The Starlite editor supports the latest Microsoft Visual Studio (Windows), Visual Studio Code (all platforms), and Xcode (MacOS) for code editing. All user code in C# lives in two editor assemblies. The first assembly is a so-called “startup assembly.” Code here is compiled and run before any code is visible from the second assembly. This is mostly used for asset preprocessing or code generation during project startup.

The second assembly is the project’s main assembly. It’s dynamically compiled and loaded whenever a code change is detected in C# or C++. This posed a few challenges, such as how to unregister user callbacks in the editor’s assembly, since keeping references to the user assembly would prevent it from being unloaded.

We implemented a bunch of custom delegate wrappers that could handle this, as we wanted our game developers to be able to code without the burden of unassigning from delegates and other menial tasks. Of course, we then also had to take extra care in storing user assembly’s types anywhere in the editor’s assembly, which proved to be quite annoying. For this purpose, we built a custom Roslyn analyzer to detect obvious errors. We also used WinDbg extensively for dumping the C# heap and detecting static references or reference chains to the project’s assembly.

Issues

The first game we built on Starlite was a challenge. There were a lot of bugs that we didn’t catch during the development of the engine and editor. And since bugs in the editor prevent game developers and artists from doing their work, it was our top priority to fix them. This process did lead to some frustration, but at this point most of the bugs have been fixed.

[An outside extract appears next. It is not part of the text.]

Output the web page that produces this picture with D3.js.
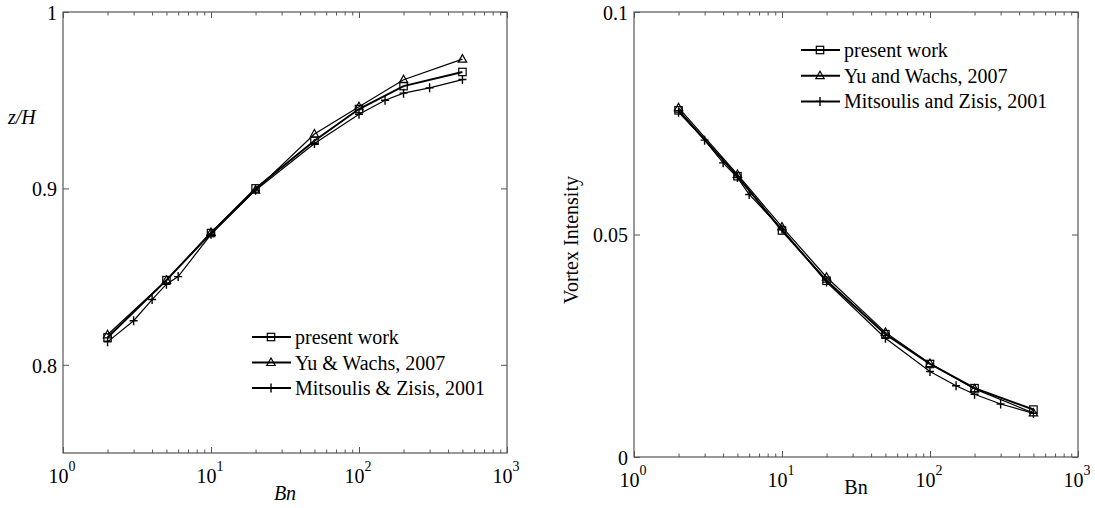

Currently, one of the major issues with Starlite is the user experience with the editor. Since it’s written in IMGUI, the layout work is a big problem. Building a complex UI is difficult and maintaining it is time-consuming. Some of our artists are also a bit unhappy with the look and feel of the editor.

Overall, maintaining such a big project and integrating custom solutions (i.e. tools like Bugsnag provide support for Unity, but Starlite needed custom implementations) is quite time-consuming, and since we can use other engines that are proven to work on all platforms, maybe diverting that manpower to game development could be a better option. But, on the other hand, those engines also come with their own problems that may be unfixable, especially if there’s no source code (Unity now shares source code with Enterprise users, which enables us to understand it better and carry out optimizations we couldn’t do before). It’s also harder to find developers with adequate knowledge of C++ compared to those who can use C#.

We’ve learned a lot from this project. If we could change anything, it would likely be to remake the editor UX and choose a different UI framework other than IMGUI. We’d also create C# bindings so that game developers could write runtime code in C# as well. This would speed up compiling times greatly and allow for faster development. Apart from these elements, everything else was pretty much spot-on, based on our experience thus far.

Conclusion

Starlite has proven to be a very good engine for mobile platforms. The games we’ve built on Starlite are some of our best performers, including My Talking Tom 2, My Talking Tom Friends and My Talking Angela 2. Game developers enjoy using it because it allows them full control of the code and they’re able to check source code or build it for themselves whenever something goes wrong. It’s also written in a way that every developer can pick up quickly, with a UI similar to a lot of other commercially available engines/editors.